Shane Casey

Personal information
- Native name: Seán Ó Cathasaigh (Irish)
- Nickname: Bangors
- Born: 1989 (age 36–37) Dunhill, County Waterford

Sport
- Sport: Hurling
- Position: Right corner forward

Club
- Years: Club
- 1990s -: Dunhill

Inter-county*
- Years: County / Apps (scores)
- 2009-: Waterford / 1 (0-00)

Inter-county titles
- Munster titles: 1
- All-Irelands: 0
- NHL: 0
- *Inter County team apps and scores correct as of 18 July 2010.

= Shane Casey (hurler) =

Irish sportsperson

Shane Casey (born 1989) is an Irish sportsperson.
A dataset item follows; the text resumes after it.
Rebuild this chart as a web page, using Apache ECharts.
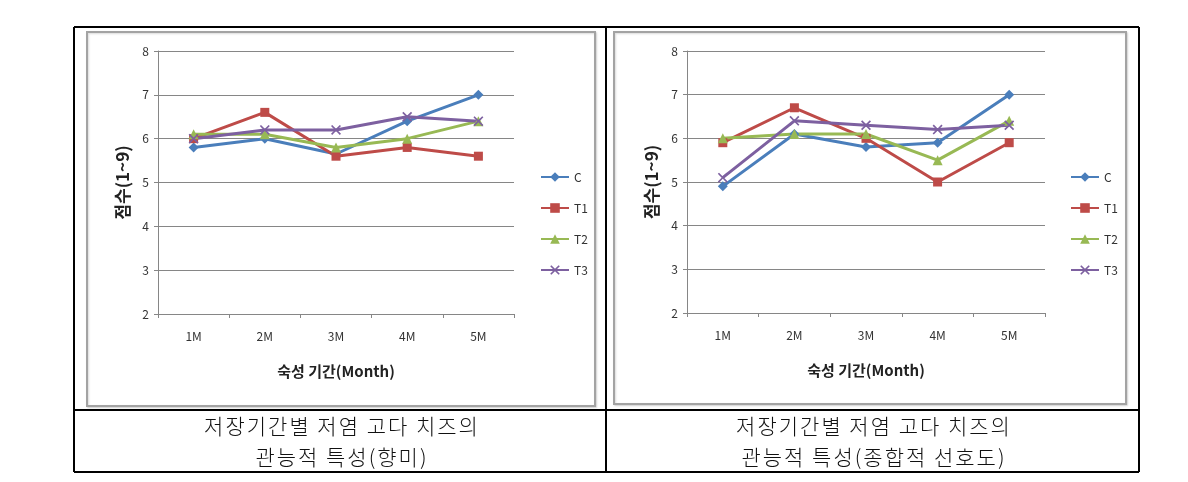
<!DOCTYPE html>
<html><head><meta charset="utf-8">
<script src="https://cdn.jsdelivr.net/npm/echarts@6/dist/echarts.min.js"></script>
<style>
html,body{margin:0;padding:0;background:#fff}
#wrap{position:relative;width:1188px;height:482px}
#c{width:1188px;height:482px}
.cap{position:absolute;width:532px;text-align:center;font-family:"Noto Sans CJK KR","Noto Sans",sans-serif;font-size:21px;letter-spacing:2px;color:#111;line-height:31px;font-weight:300}
</style>
</head><body><div id="wrap"><div id="c"></div>
<div class="cap" id="capL" style="left:76px;top:410px"></div>
<div class="cap" id="capR" style="left:608px;top:410px"></div>
</div>
<script>
const categories = ['1M','2M','3M','4M','5M'];
const seriesNames = ['C','T1','T2','T3'];
// Left chart: 향미
const leftC  = [5.8, 6.0, 5.65, 6.4, 7.0];
const leftT1 = [6.0, 6.6, 5.6, 5.8, 5.6];
const leftT2 = [6.1, 6.1, 5.8, 6.0, 6.4];
const leftT3 = [6.0, 6.2, 6.2, 6.5, 6.4];
// Right chart: 종합적 선호도
const rightC  = [4.9, 6.1, 5.8, 5.9, 7.0];
const rightT1 = [5.9, 6.7, 6.0, 5.0, 5.9];
const rightT2 = [6.0, 6.1, 6.1, 5.5, 6.4];
const rightT3 = [5.1, 6.4, 6.3, 6.2, 6.3];
const yTicks = [2,3,4,5,6,7,8];
const yTitle = '점수(1~9)';
const xTitle = '숙성 기간(Month)';
const captionLeft = ['저장기간별 저염 고다 치즈의', '관능적 특성(향미)'];
const captionRight = ['저장기간별 저염 고다 치즈의', '관능적 특성(종합적 선호도)'];

document.getElementById('capL').innerHTML = captionLeft.join('<br>');
document.getElementById('capR').innerHTML = captionRight.join('<br>');

const colors = ['#4A7EBB', '#BE4B48', '#98B954', '#7D60A0'];
const xPath = 'path://M0,1.2L1.2,0L5,3.8L8.8,0L10,1.2L6.2,5L10,8.8L8.8,10L5,6.2L1.2,10L0,8.8L3.8,5Z';
const symbols = ['diamond', 'rect', 'triangle', xPath];
const symSizes = [10, 9, 10, 10];
const font = '"Noto Sans CJK KR", "Noto Sans", sans-serif';

const chart = echarts.init(document.getElementById('c'), null, {renderer: 'canvas'});

function mkX(gi) {
  return {
    type: 'category', gridIndex: gi, data: categories, boundaryGap: true,
    axisLine: {lineStyle: {color: '#868686', width: 1}},
    axisTick: {show: true, length: 4, lineStyle: {color: '#868686'}},
    axisLabel: {fontSize: 12, color: '#333', margin: 16, fontFamily: font},
    name: xTitle, nameLocation: 'middle', nameGap: 50,
    nameTextStyle: {fontSize: 15, fontWeight: 'bold', color: '#222', fontFamily: font}
  };
}
function mkY(gi) {
  return {
    type: 'value', gridIndex: gi, min: yTicks[0], max: yTicks[yTicks.length-1], interval: 1,
    axisLine: {show: true, lineStyle: {color: '#868686', width: 1}},
    axisTick: {show: true, length: 4, lineStyle: {color: '#868686'}},
    splitLine: {show: true, lineStyle: {color: '#868686', width: 1}},
    axisLabel: {fontSize: 12, color: '#333', margin: 9, fontFamily: font},
    name: yTitle, nameLocation: 'middle', nameGap: 27, nameRotate: 90,
    nameTextStyle: {fontSize: 17, fontWeight: 'bold', color: '#222', fontFamily: font}
  };
}
function mkSeries(gi, arrs) {
  return arrs.map((d, i) => ({
    type: 'line', name: seriesNames[i], xAxisIndex: gi, yAxisIndex: gi, data: d,
    symbol: symbols[i], symbolSize: symSizes[i], showAllSymbol: true,
    lineStyle: {color: colors[i], width: 3},
    itemStyle: {color: colors[i]},
    emphasis: {disabled: true}, animation: false
  }));
}
function mkLegend(left) {
  return {
    orient: 'vertical', left: left, top: 166, itemWidth: 28, itemHeight: 12, itemGap: 19,
    data: seriesNames, textStyle: {fontSize: 12, color: '#333', fontFamily: font},
    selectedMode: false
  };
}

const lineStyleBlack = {stroke: '#000', lineWidth: 2};
const graphics = [
  {type: 'rect', shape: {x: 87, y: 32, width: 508, height: 374}, style: {fill: '#fff', stroke: '#a3a3a3', lineWidth: 2, shadowColor: 'rgba(0,0,0,0.15)', shadowBlur: 2, shadowOffsetX: 1, shadowOffsetY: 1}, z: -10},
  {type: 'rect', shape: {x: 614, y: 32, width: 512, height: 372}, style: {fill: '#fff', stroke: '#a3a3a3', lineWidth: 2, shadowColor: 'rgba(0,0,0,0.15)', shadowBlur: 2, shadowOffsetX: 1, shadowOffsetY: 1}, z: -10},
  {type: 'line', shape: {x1: 74, y1: 27, x2: 1139, y2: 27}, style: lineStyleBlack},
  {type: 'line', shape: {x1: 74, y1: 472, x2: 1139, y2: 472}, style: lineStyleBlack},
  {type: 'line', shape: {x1: 74, y1: 27, x2: 74, y2: 472}, style: lineStyleBlack},
  {type: 'line', shape: {x1: 1139, y1: 27, x2: 1139, y2: 472}, style: lineStyleBlack},
  {type: 'line', shape: {x1: 606, y1: 27, x2: 606, y2: 472}, style: lineStyleBlack},
  {type: 'line', shape: {x1: 74, y1: 410, x2: 1139, y2: 410}, style: lineStyleBlack}
];

chart.setOption({
  animation: false,
  color: colors,
  grid: [
    {left: 158, top: 51, width: 356, height: 263},
    {left: 687, top: 51, width: 358, height: 262}
  ],
  xAxis: [mkX(0), mkX(1)],
  yAxis: [mkY(0), mkY(1)],
  legend: [mkLegend(535), mkLegend(1065)],
  graphic: graphics,
  series: mkSeries(0, [leftC, leftT1, leftT2, leftT3]).concat(mkSeries(1, [rightC, rightT1, rightT2, rightT3]))
});
</script></body></html>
He plays hurling with his local club Dunhill and with the Waterford senior inter-county team.

==Hurling career==

===Club===
Casey has played with this local club, Dunhill since underage, including in the Waterford Intermediate Hurling Championship and the Waterford Intermediate Football Championship. At underage, Casey played with the amalgamation club Dunhill/Fenor.

===Inter-county===
At inter-county level, Casey has played with Waterford. Casey made his championship debut on 26 July 2009 having been named in the team which beat Galway in the 2009 All-Ireland Senior Hurling Championship quarter-final.

Casey also played with the Waterford under-21 team. Casey was named in the squad to face Clare in the Munster Under-21 Hurling Final on 29 July 2009.